Thanks!  THis may be a stupid question but will that one work with the Masterbuilt smoker I have?  I guess what I am asking is I'm worried the wire from the meat probe will have to come out the door so I don't want to break the seal.  So I'm assuming that isn't a problem?


----------



## timberjet

Not a problem. Some have drilled a hole or 2 as well.


----------



## driedstick

Tex, if you want the Maverick you can get it from one our our sponsors here on the forum 


TexHerman said:


> Thanks!  THis may be a stupid question but will that one work with the Masterbuilt smoker I have?  I guess what I am asking is I'm worried the wire from the meat probe will have to come out the door so I don't want to break the seal.  So I'm assuming that isn't a problem?


Timber has you covered also, but on my MES I just shut the door on the wire no problems so far. I also have a fridge built smoker and do the same with it. No stupid questions here!!!! That is why we are here, 

You can also drop it down thru the vent opening also if you wanted. 

DS


----------



## bombdawgity

I second running it through the vent hole. I don't like drilling holes in things in case there is a problem down the road and something like that voiding a warranty.


----------



## tropics

BombDawgity said:


> I second running it through the vent hole. I don't like drilling holes in things in case there is a problem down the road and something like that voiding a warranty.


X2 on that


----------



## Bearcarver

BombDawgity said:


> I second running it through the vent hole.

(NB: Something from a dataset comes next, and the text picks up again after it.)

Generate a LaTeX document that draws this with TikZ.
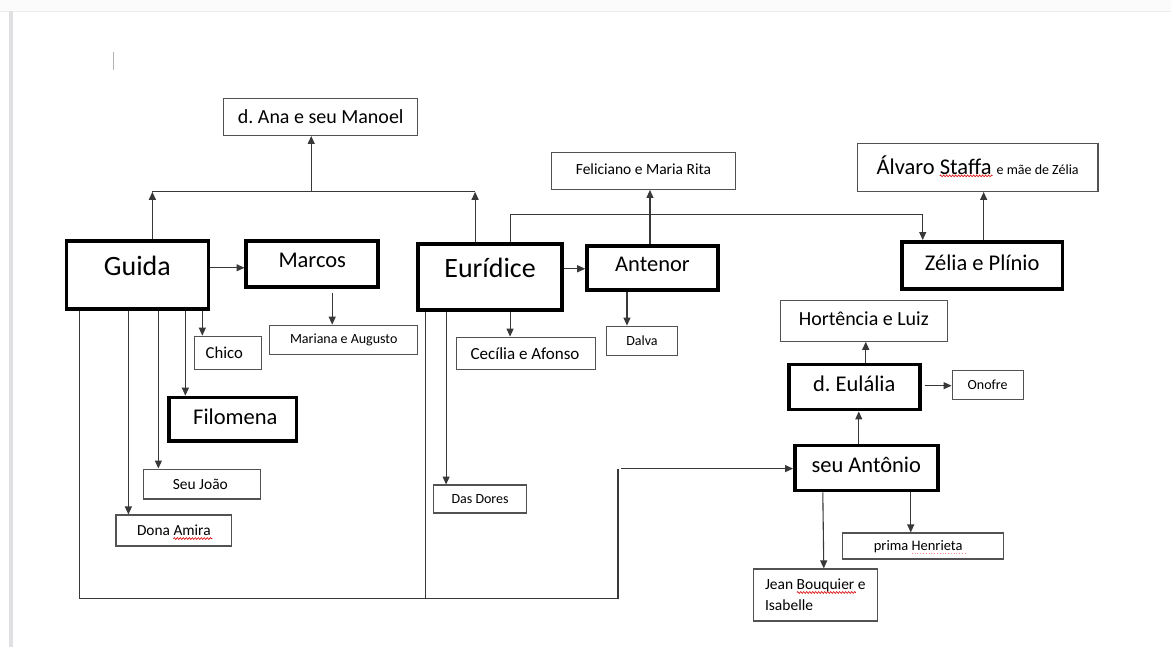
\documentclass[tikz,border=0pt]{standalone}
\usepackage{fontspec}
\setmainfont{Carlito}
\usetikzlibrary{arrows.meta,decorations.pathmorphing}
\newcommand\txtmv[3]{\raisebox{#2pt}[\height][\depth]{\rlap{\kern#1pt #3}\phantom{#3}}}
\newcommand\fsz[1]{\fontsize{#1}{#1}\selectfont}
\frenchspacing
\begin{document}
\begin{tikzpicture}[x=1pt,y=-1pt,
  conn/.style={draw=black!78, line width=1.1pt},
  arr/.style={conn, -{Triangle[length=8pt,width=7pt]}},
  thinbox/.style={draw=black!68, line width=1.2pt, inner sep=0pt, fill=white},
  thickbox/.style={draw=black, line width=3.6pt, inner sep=0pt, fill=white},
  squig/.style={draw=red!85!black, line width=0.6pt, decorate, decoration={snake, segment length=3pt, amplitude=0.9pt}},
]
% page
\fill[white] (0,0) rectangle (1171,648);
\fill[black!1.5] (0,0) rectangle (1171,11);
\draw[black!7, line width=1pt] (0,11.5) -- (1171,11.5);
\fill[blue!8!black!12] (9,11) rectangle (13,648);
\draw[black!30, line width=1pt] (113,52) -- (113,70);
\useasboundingbox (0,0) rectangle (1171,648);

% nodes
\node[thinbox, minimum width=194, minimum height=37, font=\fsz{20}] (dana) at (320.5,117) {d. Ana e seu Manoel};
\node[thickbox, minimum width=142, minimum height=68, font=\fsz{28}] (guida) at (137,275) {\txtmv{0}{9}{Guida}};
\node[thickbox, minimum width=132, minimum height=46, font=\fsz{22.5}] (marcos) at (312,264) {\txtmv{0}{3}{Marcos}};
\node[thinbox, minimum width=148, minimum height=29, font=\fsz{14}] (mariana) at (343.5,340) {Mariana e Augusto};
\node[thinbox, minimum width=67, minimum height=33, font=\fsz{16.7}] (chico) at (228,353) {\txtmv{-4}{0}{Chico}};
\node[thickbox, minimum width=127.4, minimum height=43.4, font=\fsz{22.5}] (filomena) at (232.5,419.5) {\txtmv{2.5}{2}{Filomena}};
\node[thinbox, minimum width=117, minimum height=30, font=\fsz{15.5}] (joao) at (202,484.5) {\txtmv{-2}{0}{Seu João}};
\node[thinbox, minimum width=116, minimum height=31, font=\fsz{15.4}] (amira) at (173.5,531) {Dona Amira};
\node[thickbox, minimum width=144, minimum height=66, font=\fsz{28}] (euridice) at (490,277) {\txtmv{0}{9}{Eurídice}};
\node[thickbox, minimum width=131, minimum height=44, font=\fsz{22.5}] (antenor) at (652.5,268) {\txtmv{0}{3}{Antenor}};
\node[thinbox, minimum width=184, minimum height=37, font=\fsz{15.5}] (feliciano) at (643.5,171) {\txtmv{0}{2}{Feliciano e Maria Rita}};
\node[thinbox, minimum width=139, minimum height=32, font=\fsz{17}] (cecilia) at (526,353.5) {\txtmv{-1}{0}{Cecília e Afonso}};
\node[thinbox, minimum width=71, minimum height=29, font=\fsz{14}] (dalva) at (642,341) {Dalva};
\node[thinbox, minimum width=93, minimum height=28, font=\fsz{14}] (dores) at (480,499.5) {Das Dores};
\node[thinbox, minimum width=241, minimum height=48, font=\fsz{22.5}] (alvaro) at (978,167.5) {\txtmv{0}{2}{Álvaro Staffa {\fsz{14}e mãe de Zélia}}};
\node[thickbox, minimum width=161, minimum height=47, font=\fsz{22.5}] (zelia) at (982.5,265.5) {\txtmv{0}{3}{Zélia e Plínio}};
\node[thinbox, minimum width=167, minimum height=41, font=\fsz{20}] (hortencia) at (864,321) {\txtmv{0}{2}{Hortência e Luiz}};
\node[thickbox, minimum width=131, minimum height=45, font=\fsz{22.5}] (eulalia) at (854.5,387.5) {\txtmv{0}{3}{d. Eulália}};
\node[thinbox, minimum width=71, minimum height=29, font=\fsz{14}] (onofre) at (988,385) {Onofre};
\node[thickbox, minimum width=143, minimum height=45, font=\fsz{22.5}] (antonio) at (866.5,468.5) {\txtmv{0}{3}{seu Antônio}};
\node[thinbox, minimum width=161, minimum height=26, font=\fsz{14.5}] (henrieta) at (923,546.5) {\txtmv{-4.5}{-1}{prima Henrieta}};
\node[thinbox, minimum width=124, minimum height=52, font={\fontsize{15.5}{21}\selectfont}, align=left] (jean) at (815.5,595.5) {Jean Bouquier e\\Isabelle};

% spell-check marks
\draw[squig] (940,176) -- (993,176);
\draw[squig] (173,539) -- (212,539);
\draw[squig] (797,593) -- (856,593);
\draw[red!45, line width=0.8pt, dotted] (912,554) -- (968,554);

% junctions
\coordinate (j1) at (152,192);
\coordinate (j2) at (475,192);
\coordinate (j3) at (311,192);
\coordinate (b1) at (79,599);
\coordinate (b2) at (425,599);
\coordinate (b3) at (618,599);
\coordinate (b4) at (618,469);
\coordinate (z1) at (510,215);
\coordinate (z2) at (923,215);

% connectors to d. Ana
\draw[arr] (guida.north -| j1) -- (j1);
\draw[arr] (euridice.north -| j2) -- (j2);
\draw[conn] (j1) -- (j2);
\draw[arr] (j3) -- (j3 |- dana.south);

% Guida
\draw[arr] (guida.east |- 0,268) -- (marcos.west |- 0,268);
\draw[arr] (332,293) -- (mariana.north -| 332,0);
\draw[arr] (guida.south -| 202,0) -- (chico.north -| 202,0);
\draw[arr] (guida.south -| 185,0) -- (filomena.north -| 185,0);
\draw[arr] (guida.south -| 158,0) -- (joao.north -| 158,0);
\draw[arr] (guida.south -| 128,0) -- (amira.north -| 128,0);
\draw[conn] (guida.south -| b1) -- (b1) -- (b3) -- (b4);
\draw[arr] (621,469) -- (antonio.west |- b4);

% Euridice
\draw[conn] (euridice.south -| b2) -- (b2);
\draw[arr] (euridice.east |- 0,269) -- (antenor.west |- 0,269);
\draw[arr] (euridice.south -| 510,0) -- (cecilia.north -| 510,0);
\draw[arr] (euridice.south -| 446,0) -- (dores.north -| 446,0);
\draw[arr] (euridice.north -| z1) -- (z1) -- (z2) -- (zelia.north -| z2);

% Antenor
\draw[arr] (antenor.north -| 650,0) -- (feliciano.south -| 650,0);
\draw[arr] (antenor.south -| 627,0) -- (dalva.north -| 627,0);

% Zelia
\draw[arr] (zelia.north -| 984,0) -- (alvaro.south -| 984,0);

% seu Antonio / Eulalia
\draw[arr] (antonio.north -| 859,0) -- (eulalia.south -| 859,0);
\draw[arr] (eulalia.north -| 866,0) -- (hortencia.south -| 866,0);
\draw[arr] (925,386) -- (onofre.west |- 0,386);
\draw[arr] (antonio.south -| 911,0) -- (henrieta.north -| 911,0);
\draw[arr] (antonio.south -| 823,0) -- (jean.north -| 824,0);
\end{tikzpicture}
\end{document}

I don't like drilling holes in things in case there is a problem down the road and something like that voiding a warranty.


X 3 on through the vent.

Bear


----------



## daricksta

Imagine my surprise that the MES meat probe is inaccurate...


----------



## Bearcarver

TexHerman said:


> I just got a 40' masterbuilt electric smoker.  I've done a few things on it and its doing well.  But doing a pork loin today and the meat probe said its at 145 which seemed impossible so I stuck in a different one and of course it was way under.  Anyone else have this problem with the smoker's meat probe?


One thing I forgot to mention:

If your meat probe said 145° in one Pork Loin, and you took it out & put it in another one & that one was different, that doesn't mean your probe was off----That means the other Loin was different.

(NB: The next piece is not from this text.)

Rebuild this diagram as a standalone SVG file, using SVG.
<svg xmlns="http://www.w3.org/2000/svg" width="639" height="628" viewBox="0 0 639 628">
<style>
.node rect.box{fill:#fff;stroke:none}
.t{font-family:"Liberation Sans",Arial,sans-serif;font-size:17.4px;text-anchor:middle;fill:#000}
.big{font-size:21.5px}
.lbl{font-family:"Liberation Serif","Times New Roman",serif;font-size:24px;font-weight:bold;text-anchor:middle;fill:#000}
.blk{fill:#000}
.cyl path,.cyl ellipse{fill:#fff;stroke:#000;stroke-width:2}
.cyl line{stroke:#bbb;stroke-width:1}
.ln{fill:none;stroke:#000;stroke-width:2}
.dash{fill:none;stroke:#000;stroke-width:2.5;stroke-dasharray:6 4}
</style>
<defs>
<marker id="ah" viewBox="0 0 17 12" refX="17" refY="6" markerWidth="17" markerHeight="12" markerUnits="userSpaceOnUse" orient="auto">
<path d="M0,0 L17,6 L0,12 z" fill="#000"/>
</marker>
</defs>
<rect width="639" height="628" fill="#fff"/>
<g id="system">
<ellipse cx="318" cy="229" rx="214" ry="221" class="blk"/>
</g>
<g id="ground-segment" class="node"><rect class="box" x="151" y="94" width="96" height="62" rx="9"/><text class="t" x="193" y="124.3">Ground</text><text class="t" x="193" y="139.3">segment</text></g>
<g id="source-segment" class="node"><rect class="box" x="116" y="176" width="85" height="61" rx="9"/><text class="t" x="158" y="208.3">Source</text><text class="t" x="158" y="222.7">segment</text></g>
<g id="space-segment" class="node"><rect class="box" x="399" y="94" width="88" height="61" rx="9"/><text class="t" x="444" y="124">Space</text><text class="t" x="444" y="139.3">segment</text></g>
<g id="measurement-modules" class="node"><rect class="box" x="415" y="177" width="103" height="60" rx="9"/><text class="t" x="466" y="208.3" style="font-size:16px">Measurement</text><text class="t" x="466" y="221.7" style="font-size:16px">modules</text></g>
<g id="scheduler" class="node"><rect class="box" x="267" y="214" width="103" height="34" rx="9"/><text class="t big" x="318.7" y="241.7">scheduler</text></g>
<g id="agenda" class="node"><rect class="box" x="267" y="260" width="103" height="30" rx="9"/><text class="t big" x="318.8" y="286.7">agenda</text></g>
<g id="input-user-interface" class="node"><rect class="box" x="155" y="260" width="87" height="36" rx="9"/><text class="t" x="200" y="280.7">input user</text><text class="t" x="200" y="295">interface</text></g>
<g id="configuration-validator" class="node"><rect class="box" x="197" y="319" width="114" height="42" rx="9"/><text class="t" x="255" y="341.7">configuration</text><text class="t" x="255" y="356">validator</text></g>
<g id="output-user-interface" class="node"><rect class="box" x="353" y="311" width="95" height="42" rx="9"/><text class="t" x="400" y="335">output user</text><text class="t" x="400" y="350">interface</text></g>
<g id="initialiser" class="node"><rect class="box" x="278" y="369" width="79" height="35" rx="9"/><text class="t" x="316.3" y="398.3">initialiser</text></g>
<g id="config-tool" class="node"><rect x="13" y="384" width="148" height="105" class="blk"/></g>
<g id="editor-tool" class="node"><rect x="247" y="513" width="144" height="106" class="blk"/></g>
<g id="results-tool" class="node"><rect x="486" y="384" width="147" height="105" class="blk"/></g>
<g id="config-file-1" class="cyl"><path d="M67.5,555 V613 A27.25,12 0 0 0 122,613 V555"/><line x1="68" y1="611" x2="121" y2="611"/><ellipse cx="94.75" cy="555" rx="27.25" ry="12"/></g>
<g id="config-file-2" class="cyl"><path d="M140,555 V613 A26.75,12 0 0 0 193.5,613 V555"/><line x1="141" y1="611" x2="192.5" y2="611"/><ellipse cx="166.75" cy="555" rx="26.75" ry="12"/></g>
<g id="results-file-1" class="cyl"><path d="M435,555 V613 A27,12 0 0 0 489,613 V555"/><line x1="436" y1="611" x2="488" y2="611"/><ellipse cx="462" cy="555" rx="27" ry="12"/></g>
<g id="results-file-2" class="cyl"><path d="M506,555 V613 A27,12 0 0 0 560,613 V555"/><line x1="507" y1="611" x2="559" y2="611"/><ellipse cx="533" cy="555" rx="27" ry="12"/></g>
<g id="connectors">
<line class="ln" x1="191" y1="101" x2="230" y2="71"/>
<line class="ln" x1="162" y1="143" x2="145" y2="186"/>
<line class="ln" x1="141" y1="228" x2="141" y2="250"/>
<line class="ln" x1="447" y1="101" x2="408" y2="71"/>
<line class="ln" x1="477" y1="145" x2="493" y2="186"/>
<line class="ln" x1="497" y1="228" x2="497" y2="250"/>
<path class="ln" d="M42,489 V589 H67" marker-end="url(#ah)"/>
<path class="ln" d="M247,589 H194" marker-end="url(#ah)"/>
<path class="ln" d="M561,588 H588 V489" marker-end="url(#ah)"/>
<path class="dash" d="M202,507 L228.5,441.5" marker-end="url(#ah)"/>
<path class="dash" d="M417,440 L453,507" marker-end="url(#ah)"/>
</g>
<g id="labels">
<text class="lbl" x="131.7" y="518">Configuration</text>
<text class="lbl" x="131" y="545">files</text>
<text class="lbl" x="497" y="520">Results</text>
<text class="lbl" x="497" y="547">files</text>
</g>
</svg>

If you would have put a tested probe in the same Loin as the one you got 145° in, and that read different, that would mean your probe was wrong.

Bear


----------



## jebster62

Found out that my masterbuilt meat probe wasn't working, so masterbuilt sent new controller and meat probe, then it did same thing the temperature was about 230 without any heat on, after monitoring it for about 5 minutes with just the power on and no heat it started to drop, found out that it will stabilize correctly if you just leave the power on with no heat, probably have to do this everytime. I am going to order a good wireless meatprobe and not mess with it, good luck


----------



## jebster62

If you leave the power on the masterbuilt digital smoker with no heat for about 2 hours or so the meatprobe will finally drop and stabilize in temperature, might have to do this everytime,  at least it worked for me, I'm going to buy a good wireless meatprobe.


----------



## vincev

texherman said:


> I just got a 40' masterbuilt electric smoker.  I've done a few things on it and its doing well.  But doing a pork loin today and the meat probe said its at 145 which seemed impossible so I stuck in a different one and of course it was way under.  Anyone else have this problem with the smoker's meat probe?


----------



## vincev

jebster62 said:


> Found out that my masterbuilt meat probe wasn't working, so masterbuilt sent new controller and meat probe, then it did same thing the temperature was about 230 without any heat on, after monitoring it for about 5 minutes with just the power on and no heat it started to drop, found out that it will stabilize correctly if you just leave the power on with no heat, probably have to do this everytime. I am going to order a good wireless meatprobe and not mess with it, good luck





driedstick said:


> Tex, if you want the Maverick you can get it from one our our sponsors here on the forum
> 
> Timber has you covered also, but on my MES I just shut the door on the wire no problems so far. I also have a fridge built smoker and do the same with it. No stupid questions here!!!! That is why we are here,
> 
> You can also drop it down thru the vent opening also if you wanted.
> 
> DS


I pinched my probe wire in the door and it stop working. I ordered a nee probe, you tubed  how to install it (not complicated) but of course the new probe temp way, way off.   Shame because the old one was actually very accurate 
The new probe shows the same temp as the current temp of the inside of the smoker.  They seemed to be linked. Anyone have Any ideas if I need to reset the electronics to calibrate the new probe ?


----------